Putting you up to the legal test... The Truth, the whole truth and nothing but the truth.

The Truth: Yes. Tony generally posts things that are true.
The Whole Truth: No, almost never does Tony post the whole truth. Only the one side, that being the side that makes Apple appear in the best light.
Nothing but the Truth: 50/50 (The truth plus spin)

If it were a court of law, you'd be held in contempt.

By maugrimtr on 1/4/2013 10:26:47 AM , Rating: 2
Tony never tells the whole truth. If you take his version at face value, it makes Apple look brilliant in outspending its competitors like everyone else should be doing the same thing. This utterly ignores the obvious simple truth...

Apple outspending everyone else is not impressive. It only means that Apple is behind everyone else and trying to catch up. Samsung already has manufacturing facilities and chip fabs.
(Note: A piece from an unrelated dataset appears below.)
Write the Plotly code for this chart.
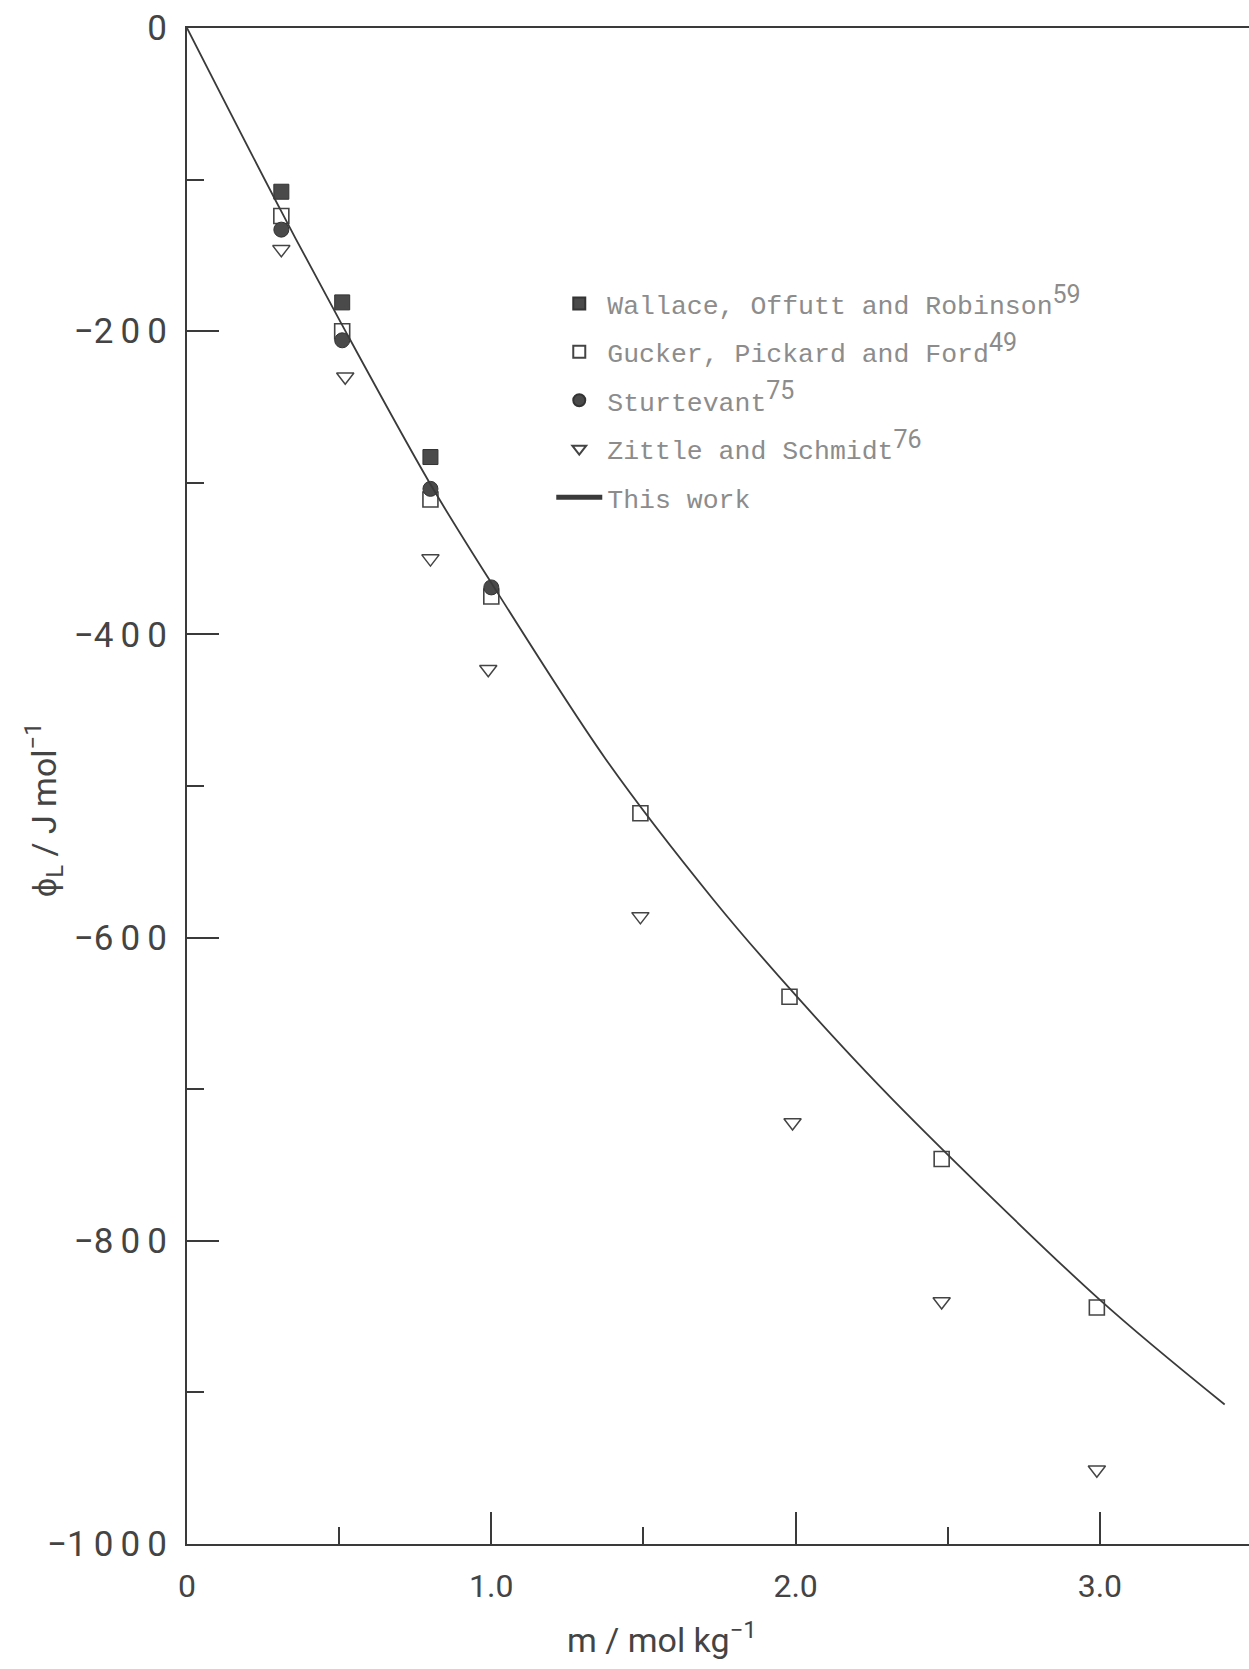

Intel already has too many fabs to keep track of. Google doesn't manufacture anything other than data centres (subsidiaries aside).

Only Apple needs to sink $8B into CapEx to pay its suppliers to ramp up equipment, fab lines, manufacturing capacity, and then to ensure their exclusivity for Apple needs. This keeps the cost of capital and utilisation risks with Apple, and the local risks (including staffing and operation) with the supplier.

From that perspective, what else could Apple do? They require exclusive access to fabs and such to keep their production on time and at capacity. Samsung certainly won't give them exclusive access when it has its own burgeoning market to serve. Apple will take the capital hit, the extra risks, and even a very predictable drop in quality to get that exclusivity. THAT agrees with Tony's opening points about Apple's plans but it doesn't mean that Apple are special - just that they are in a tight corner they didn't see coming and need to spend their way out of it quickly.

If there is a Tech War, this is one battle where Apple was caught with its shorts down. Luckily it has the resources to get back to the War more or less intact.